I don’t think just a good salary has ever been the only thing that would sway someone to either take a job or stay with their current employer. I remember many years ago I was working in a local authority sitting at my desk thinking ‘I can do more than this’ not only because the job was becoming a little tedious to me but also, I couldn’t see any other opportunities in the near future. My Supervisor was only a few years off retirement age and it was assumed that I would take over her role but apart from the salary, nothing else would change, the job would still be the same.
A chance conversation with a Solicitor from outside of the authority led me to start an evening college course to learn about the law which I really enjoyed and at the end of the first year I approached the solicitor who headed the legal department to ask if there would be any opportunities in the Council for me to be part of that team. He just smiled, leaned back in his chair behind a wall of his cigar smoke and said, “You’ll never be a solicitor because you haven’t been to University”. Well, that was wrong to start with because there was definitely a route to becoming a solicitor if I had wanted to, but it was more his scathing attitude that hurt.
So, I started contacting legal firms to see if they had an opportunity for a trainee Legal Executive and eventually I was offered a job on the strength that I had started the course. It was only at that point that the Council’s solicitor said he could offer me a position and match the salary. I didn’t take him up on the offer because the reason I wanted to leave was nothing to do with the salary it was because I was not confident that the support would be there, I had lost my faith in him.
Retaining staff is easier if they feel valued and their hard work is recognised, they will be more motivated and in turn this can often lead to them motivating the staff around them. If there is discourse in the teams because some members just turn up for work but are not fully engaged, this can have a negative impact on the rest of the team. Committed staff will work hard but too often they burnout and quite often this is because they work hard but feel unappreciated. They may not say anything but in the end they usually leave.

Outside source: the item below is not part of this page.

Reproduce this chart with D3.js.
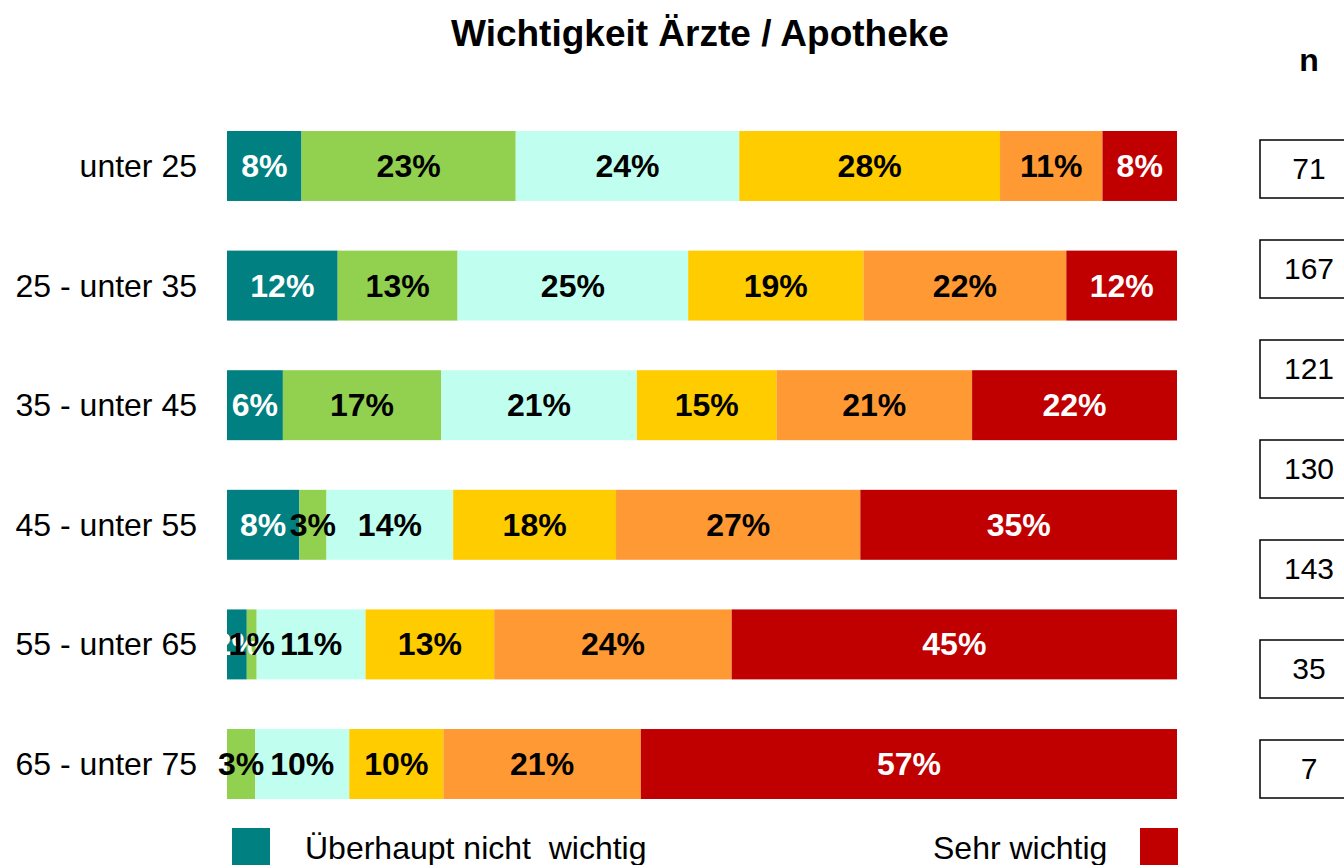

So how do you show your appreciation and engage your employees? They need to feel part of a team and that their efforts are worthwhile. If there is a reward scheme in place which motivates staff they are more likely to continue to work hard which is good for the company and creates a positive atmosphere for everyone in the team. Rewards can mean many things, it could be flexible working, making sure there are processes in place for employee opinions to be heard and recognised or it could be perks such as gym memberships, health care provisions or activities. The important thing is for it to be made clear that employee opinions and input matters and so a scheme can be implemented around that feedback.
We have worked with clients who use our wellbeing services as part of a reward scheme. Sometimes it is a particular department who has been asked to work over and above the normal duties due to a particularly busy time of the year for them, or teams reaching their sales targets.
One of our clients, The Queen Elizabeth Academy ask us to provide massages to their staff as they start their busiest part of the year in the lead up to student external examinations. The aim is to reward and motivate staff which adds to the feeling of value as a team member as well as receiving the restorative benefits of the massage. It is also open to the whole team including those in caretaking, cleaning, admin and support through to teaching and senior staff.
Jo Bickley, PA to the Principal said “An enjoyable session for all staff involved, everyone
came to say thanks for organising it and even the Principal and Deputy Principal managed 20
minutes of anti-stress relaxation! A big success, many thanks.”